═══ DATA EXTRACT

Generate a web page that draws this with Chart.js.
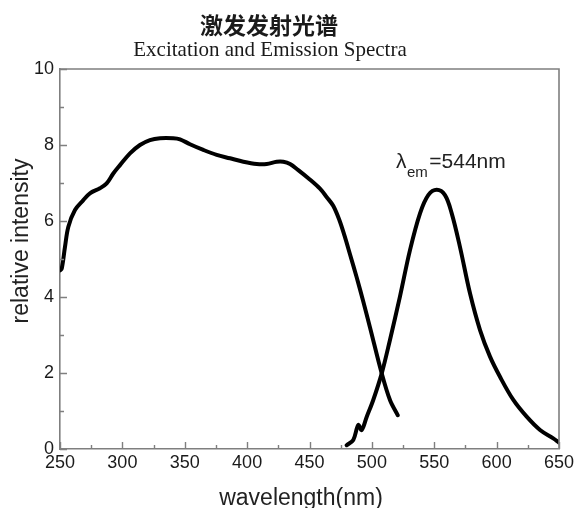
<!DOCTYPE html>
<html>
<head>
<meta charset="utf-8">
<script src="https://cdn.jsdelivr.net/npm/chart.js@4.4.1/dist/chart.umd.min.js"></script>
<style>
html,body{margin:0;padding:0;background:#fff;}
#wrap{width:574px;height:508px;}
</style>
</head>
<body>
<div id="wrap"><canvas id="c" width="574" height="508"></canvas></div>
<script>
// ---- Data ----
const titleCN = "激发发射光谱";
const titleEN = "Excitation and Emission Spectra";
const xTitle = "wavelength(nm)";
const yTitle = "relative intensity";
const annotMain = "λ";
const annotSub = "em";
const annotRest = "=544nm";

const excWavelength = [250,251.4,254,256.7,262,268.7,274,282,287.4,292.7,298.1,306.1,314.1,322.1,330.2,340.8,346.2,354.2,364.9,375.6,386.3,397,407.7,415.7,423.7,429,434.4,441,450,458.4,464,469,474,478,482.5,487.8,493.1,498.5,507.9,514.5,520.7];
const excIntensity  = [4.70,4.75,5.32,5.85,6.29,6.55,6.73,6.86,6.99,7.25,7.47,7.78,8.00,8.13,8.18,8.18,8.15,8.02,7.87,7.74,7.65,7.56,7.50,7.50,7.56,7.56,7.50,7.34,7.10,6.85,6.62,6.40,6.02,5.62,5.12,4.52,3.88,3.20,1.99,1.29,0.89];

const emWavelength = [479.8,485.1,489.1,491.8,495.9,501.1,507.9,514.5,522.5,530.6,538.6,545.2,552.0,558.6,564.0,570.6,578.7,586.7,594.7,602.7,613.4,624.1,634.8,645.4,650];
const emIntensity  = [0.10,0.24,0.63,0.50,0.85,1.29,1.99,2.87,4.01,5.24,6.20,6.68,6.82,6.68,6.20,5.32,4.09,3.13,2.43,1.90,1.29,0.85,0.50,0.28,0.17];

const xMin = 250, xMax = 650, xStep = 25, xLabelEvery = 50;
const yMin = 0, yMax = 10, yStep = 1, yLabelEvery = 2;

const toPoints = (xs, ys) => xs.map((x, i) => ({x: x, y: ys[i]}));

const axisColor = '#7f7f7f';
const textColor = '#1a1a1a';

const framePlugin = {
  id: 'frameTicks',
  afterDraw(chart) {
    const {ctx, chartArea: a, scales} = chart;
    const xs = scales.x, ys = scales.y;
    ctx.save();
    ctx.strokeStyle = axisColor;
    ctx.lineWidth = 1.6;
    ctx.beginPath();
    ctx.moveTo(a.left, a.top); ctx.lineTo(a.right, a.top); ctx.lineTo(a.right, a.bottom);
    ctx.stroke();
    ctx.lineWidth = 1.4;
    ctx.beginPath();
    for (let v = xMin; v <= xMax; v += xStep) {
      const px = Math.round(xs.getPixelForValue(v)) + 0.5;
      const len = (v % xLabelEvery === 0) ? 7 : 4;
      ctx.moveTo(px, a.bottom); ctx.lineTo(px, a.bottom - len);
    }
    for (let v = yMin; v <= yMax; v += yStep) {
      const py = Math.round(ys.getPixelForValue(v)) + 0.5;
      const len = (v % yLabelEvery === 0) ? 7 : 4;
      ctx.moveTo(a.left, py); ctx.lineTo(a.left + len, py);
    }
    ctx.stroke();

    // titles
    ctx.fillStyle = textColor;
    ctx.textAlign = 'center';
    ctx.textBaseline = 'alphabetic';
    ctx.font = '600 23px "Noto Sans CJK SC"';
    ctx.fillText(titleCN, 269, 34);
    ctx.font = '21px "Liberation Serif"';
    ctx.fillText(titleEN, 270, 56);

    // axis titles
    ctx.font = '23px "Liberation Sans"';
    ctx.fillStyle = '#222';
    ctx.fillText(xTitle, 301, 505);
    ctx.save();
    ctx.translate(28, 241);
    ctx.rotate(-Math.PI / 2);
    ctx.fillText(yTitle, 0, 0);
    ctx.restore();

    // annotation
    const ax = xs.getPixelForValue(519.3);
    const ay = ys.getPixelForValue(7.39);
    ctx.textAlign = 'left';
    ctx.fillStyle = '#222';
    ctx.font = '21px "Liberation Sans"';
    ctx.fillText(annotMain, ax, ay);
    let w = ctx.measureText(annotMain).width;
    ctx.font = '15px "Liberation Sans"';
    ctx.fillText(annotSub, ax + w + 0.5, ay + 9);
    const w2 = ctx.measureText(annotSub).width;
    ctx.font = '21px "Liberation Sans"';
    ctx.fillText(annotRest, ax + w + w2 + 2, ay);
    ctx.restore();
  }
};

new Chart(document.getElementById('c'), {
  type: 'line',
  data: {
    datasets: [
      { label: 'Excitation', data: toPoints(excWavelength, excIntensity), borderColor: '#000', borderWidth: 4, pointRadius: 0, tension: 0.35, fill: false, borderCapStyle: 'round', borderJoinStyle: 'round' },
      { label: 'Emission', data: toPoints(emWavelength, emIntensity), borderColor: '#000', borderWidth: 4, pointRadius: 0, tension: 0.35, fill: false, borderCapStyle: 'round', borderJoinStyle: 'round' }
    ]
  },
  options: {
    responsive: false,
    animation: false,
    devicePixelRatio: 1,
    layout: { padding: { top: 69, right: 15, left: 0, bottom: 0 } },
    plugins: { legend: { display: false }, title: { display: false }, tooltip: { enabled: false } },
    scales: {
      x: {
        type: 'linear', min: xMin, max: xMax,
        grid: { display: false, drawTicks: false },
        border: { display: true, color: axisColor, width: 1.6 },
        ticks: {
          stepSize: xStep, autoSkip: false, maxRotation: 0, padding: 3,
          color: textColor, font: { family: 'Liberation Sans', size: 18 },
          callback: v => (v % xLabelEvery === 0 ? String(v) : '')
        },
        afterFit: s => { s.height = 59; s.paddingLeft = 0; s.paddingRight = 0; }
      },
      y: {
        type: 'linear', min: yMin, max: yMax,
        grid: { display: false, drawTicks: false },
        border: { display: true, color: axisColor, width: 1.6 },
        ticks: {
          stepSize: yStep, autoSkip: false, padding: 6,
          color: textColor, font: { family: 'Liberation Sans', size: 18 },
          callback: v => (v % yLabelEvery === 0 ? String(v) : '')
        },
        afterFit: s => { s.width = 60; s.paddingTop = 0; s.paddingBottom = 0; }
      }
    }
  },
  plugins: [framePlugin]
});
</script>
</body>
</html>
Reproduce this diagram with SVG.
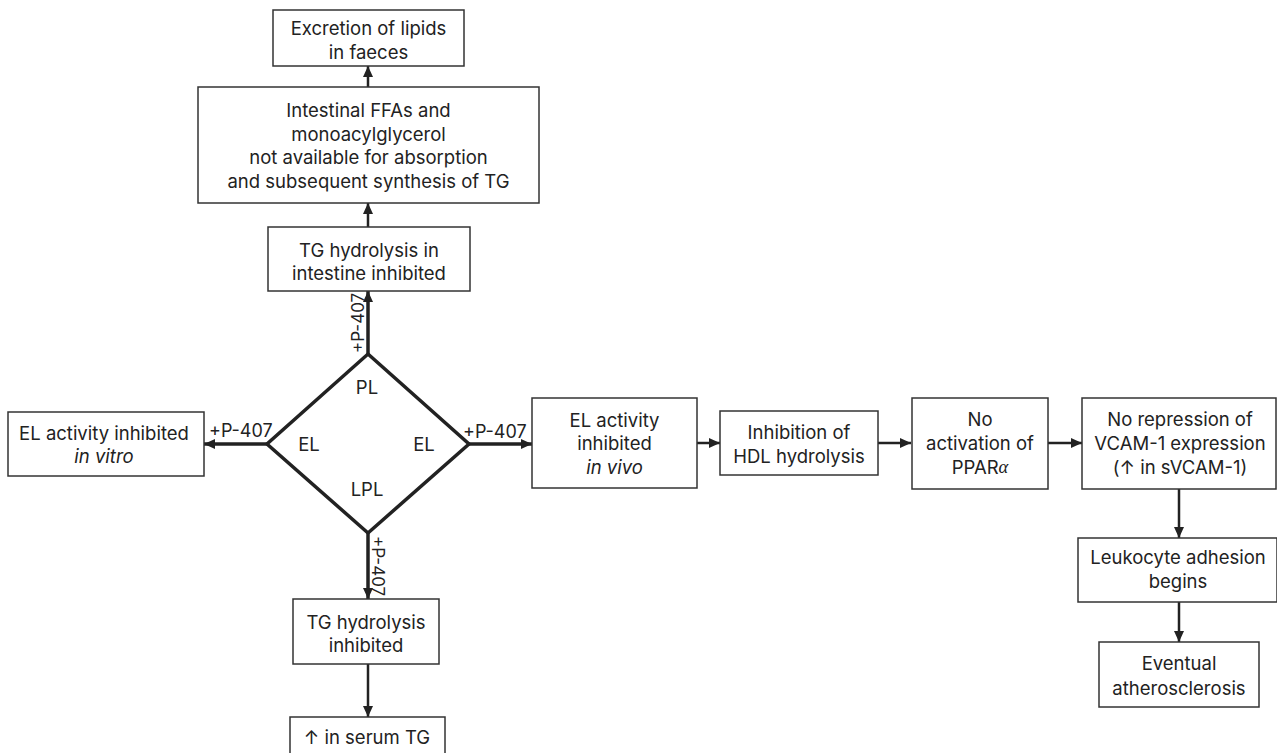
<svg xmlns="http://www.w3.org/2000/svg" width="1277" height="753" viewBox="0 0 1277 753">
<style>
.box{fill:#fff;stroke:#333;stroke-width:1.5}
.t{font-family:Inter,"Open Sans","DejaVu Sans",sans-serif;font-size:18.5px;fill:#222;text-anchor:middle;dominant-baseline:central}
.lbl{font-family:Inter,"Open Sans","DejaVu Sans",sans-serif;font-size:18px;fill:#222}
.lblv{font-family:Inter,"Open Sans","DejaVu Sans",sans-serif;font-size:17px;fill:#222}
.c{stroke:#222;stroke-width:2.5;fill:none}
.ct{stroke:#222;stroke-width:3.5;fill:none}
.dia{fill:#fff;stroke:#222;stroke-width:3.5;stroke-linejoin:miter}
</style>
<defs>
<marker id="ah" markerUnits="userSpaceOnUse" markerWidth="11" markerHeight="10" refX="11" refY="5" orient="auto">
<path d="M0,0 L11,5 L0,10 z" fill="#222"/>
</marker>
</defs>
<rect width="1277" height="753" fill="#fff"/>
<g id="connectors">
<line class="c" x1="368" y1="87" x2="368" y2="66" marker-end="url(#ah)"/>
<line class="c" x1="368" y1="227" x2="368" y2="203" marker-end="url(#ah)"/>
<line class="ct" x1="368" y1="354" x2="368" y2="291" marker-end="url(#ah)"/>
<line class="ct" x1="267" y1="444" x2="204" y2="444" marker-end="url(#ah)"/>
<line class="ct" x1="469" y1="444" x2="532" y2="444" marker-end="url(#ah)"/>
<line class="ct" x1="368" y1="533" x2="368" y2="599" marker-end="url(#ah)"/>
<line class="c" x1="368" y1="664" x2="368" y2="717" marker-end="url(#ah)"/>
<line class="c" x1="697" y1="443" x2="720" y2="443" marker-end="url(#ah)"/>
<line class="c" x1="878" y1="443" x2="911" y2="443" marker-end="url(#ah)"/>
<line class="c" x1="1048" y1="443" x2="1082" y2="443" marker-end="url(#ah)"/>
<line class="c" x1="1179" y1="489" x2="1179" y2="538" marker-end="url(#ah)"/>
<line class="c" x1="1179" y1="602" x2="1179" y2="642" marker-end="url(#ah)"/>
<text class="lblv" transform="translate(364,353) rotate(-90)">+P-407</text>
<text class="lblv" transform="translate(372,536) rotate(90)">+P-407</text>
<text class="lbl" x="209" y="437">+P-407</text>
<text class="lbl" x="463" y="438">+P-407</text>
</g>
<g id="excretion">
<rect class="box" x="273" y="10" width="191" height="56"/>
<text class="t" x="368.5" y="28">Excretion of lipids</text>
<text class="t" x="368.5" y="52">in faeces</text>
</g>
<g id="intestinal">
<rect class="box" x="198" y="87" width="341" height="116"/>
<text class="t" x="368.5" y="110">Intestinal FFAs and</text>
<text class="t" x="368.5" y="134">monoacylglycerol</text>
<text class="t" x="368.5" y="157">not available for absorption</text>
<text class="t" x="368.5" y="181">and subsequent synthesis of TG</text>
</g>
<g id="tg-intestine">
<rect class="box" x="268" y="227" width="202" height="64"/>
<text class="t" x="369" y="250">TG hydrolysis in</text>
<text class="t" x="369" y="273">intestine inhibited</text>
</g>
<g id="diamond">
<polygon class="dia" points="368,354 469,444 368,533 267,444"/>
<text class="t" x="367" y="387">PL</text>
<text class="t" x="309" y="444">EL</text>
<text class="t" x="424" y="444">EL</text>
<text class="t" x="367" y="489">LPL</text>
</g>
<g id="el-vitro">
<rect class="box" x="8" y="412" width="196" height="64"/>
<text class="t" x="104" y="433">EL activity inhibited</text>
<text class="t" x="104" y="456" font-style="italic">in vitro</text>
</g>
<g id="el-vivo">
<rect class="box" x="532" y="398" width="165" height="90"/>
<text class="t" x="614.5" y="420">EL activity</text>
<text class="t" x="614.5" y="443">inhibited</text>
<text class="t" x="614.5" y="467" font-style="italic">in vivo</text>
</g>
<g id="hdl">
<rect class="box" x="720" y="411" width="158" height="64"/>
<text class="t" x="799" y="432">Inhibition of</text>
<text class="t" x="799" y="456">HDL hydrolysis</text>
</g>
<g id="ppar">
<rect class="box" x="912" y="398" width="136" height="91"/>
<text class="t" x="980" y="419">No</text>
<text class="t" x="980" y="443">activation of</text>
<text class="t" x="980" y="467">PPAR<tspan font-family="'Liberation Serif',serif" font-style="italic">α</tspan></text>
</g>
<g id="vcam">
<rect class="box" x="1082" y="398" width="194" height="91"/>
<text class="t" x="1180" y="419">No repression of</text>
<text class="t" x="1180" y="443">VCAM-1 expression</text>
<text class="t" x="1180" y="467">(↑ in sVCAM-1)</text>
</g>
<g id="leukocyte">
<rect class="box" x="1078" y="538" width="199" height="64"/>
<text class="t" x="1178" y="557">Leukocyte adhesion</text>
<text class="t" x="1178" y="581">begins</text>
</g>
<g id="athero">
<rect class="box" x="1099" y="642" width="160" height="65"/>
<text class="t" x="1179" y="663">Eventual</text>
<text class="t" x="1179" y="688">atherosclerosis</text>
</g>
<g id="tg-inhibited">
<rect class="box" x="293" y="599" width="146" height="65"/>
<text class="t" x="366" y="622">TG hydrolysis</text>
<text class="t" x="366" y="645">inhibited</text>
</g>
<g id="serum">
<rect class="box" x="290" y="717" width="155" height="45"/>
<text class="t" x="367" y="737">↑ in serum TG</text>
</g>
</svg>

══════

BRIEF >>
In the entries above, find the line that contains "const textColor = '#1a1a1a';", then repeat exactly every line from the first one through that line, with no pictures.

RESULT OF THE TASK >>
Generate a web page that draws this with Chart.js.
<!DOCTYPE html>
<html>
<head>
<meta charset="utf-8">
<script src="https://cdn.jsdelivr.net/npm/chart.js@4.4.1/dist/chart.umd.min.js"></script>
<style>
html,body{margin:0;padding:0;background:#fff;}
#wrap{width:574px;height:508px;}
</style>
</head>
<body>
<div id="wrap"><canvas id="c" width="574" height="508"></canvas></div>
<script>
// ---- Data ----
const titleCN = "激发发射光谱";
const titleEN = "Excitation and Emission Spectra";
const xTitle = "wavelength(nm)";
const yTitle = "relative intensity";
const annotMain = "λ";
const annotSub = "em";
const annotRest = "=544nm";

const excWavelength = [250,251.4,254,256.7,262,268.7,274,282,287.4,292.7,298.1,306.1,314.1,322.1,330.2,340.8,346.2,354.2,364.9,375.6,386.3,397,407.7,415.7,423.7,429,434.4,441,450,458.4,464,469,474,478,482.5,487.8,493.1,498.5,507.9,514.5,520.7];
const excIntensity  = [4.70,4.75,5.32,5.85,6.29,6.55,6.73,6.86,6.99,7.25,7.47,7.78,8.00,8.13,8.18,8.18,8.15,8.02,7.87,7.74,7.65,7.56,7.50,7.50,7.56,7.56,7.50,7.34,7.10,6.85,6.62,6.40,6.02,5.62,5.12,4.52,3.88,3.20,1.99,1.29,0.89];

const emWavelength = [479.8,485.1,489.1,491.8,495.9,501.1,507.9,514.5,522.5,530.6,538.6,545.2,552.0,558.6,564.0,570.6,578.7,586.7,594.7,602.7,613.4,624.1,634.8,645.4,650];
const emIntensity  = [0.10,0.24,0.63,0.50,0.85,1.29,1.99,2.87,4.01,5.24,6.20,6.68,6.82,6.68,6.20,5.32,4.09,3.13,2.43,1.90,1.29,0.85,0.50,0.28,0.17];

const xMin = 250, xMax = 650, xStep = 25, xLabelEvery = 50;
const yMin = 0, yMax = 10, yStep = 1, yLabelEvery = 2;

const toPoints = (xs, ys) => xs.map((x, i) => ({x: x, y: ys[i]}));

const axisColor = '#7f7f7f';
const textColor = '#1a1a1a';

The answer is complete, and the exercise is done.